Both Jimmy Page and David Coverdale were, by 1993, seasoned musicians and no longer in the flower of their youth. While some would say they were past their prime, when it comes to creativity there may never be a prime -- there may be just one masterpiece after another.
Make no mistake. Coverdale/Page is nothing but a masterpiece.
Jimmy Page and David Coverdale nail it. These two musicians have a nitty-gritty, tarnished depth to them that is different than Led Zeppelin, mostly because David Coverdale is not, in fact, Robert Plant.
Coverdale delivers something entirely new to the music: Life experience. In the years when Led Zeppelin was recording and touring, Page, Plant, Jones and Bonham simply weren't old enough to deliver the perspective that sheer number of years lived gives to the music. That's why the music of Led Zeppelin is, in a weird way, pure and sometimes even innocent.
The Coverdale and Page of 1993 can not pretend to innocence.
Beyond the difference between Coverdale and Plant, there is another interesting aspect to the Coverdale/Page album, namely that it contains a lament about the tragedy and destruction of war. As far as I know,
Whisper a Prayer for the Dying is the only time Jimmy Page ever put out a song even remotely political, and this one is amazing.

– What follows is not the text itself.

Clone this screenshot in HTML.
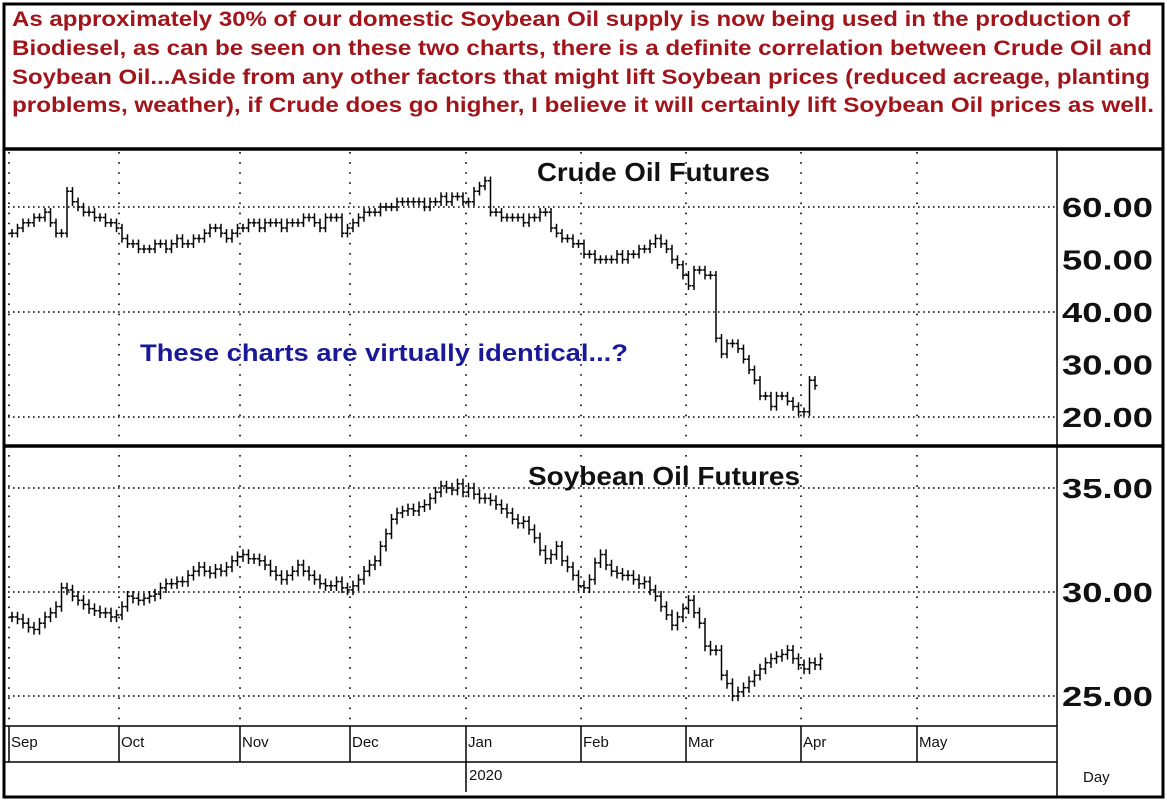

This is music of grown-ups who now look beyond their own needs and out to the world where there is so much suffering. This is the music of those who have known of sorrow and loss in their own lives. True, Robert Plant sang of the loss of his beloved son, Karac, and it stabbed us in the heart. But David Coverdale sings of of the pointless loss of beloved strangers, and it stabs us in the soul.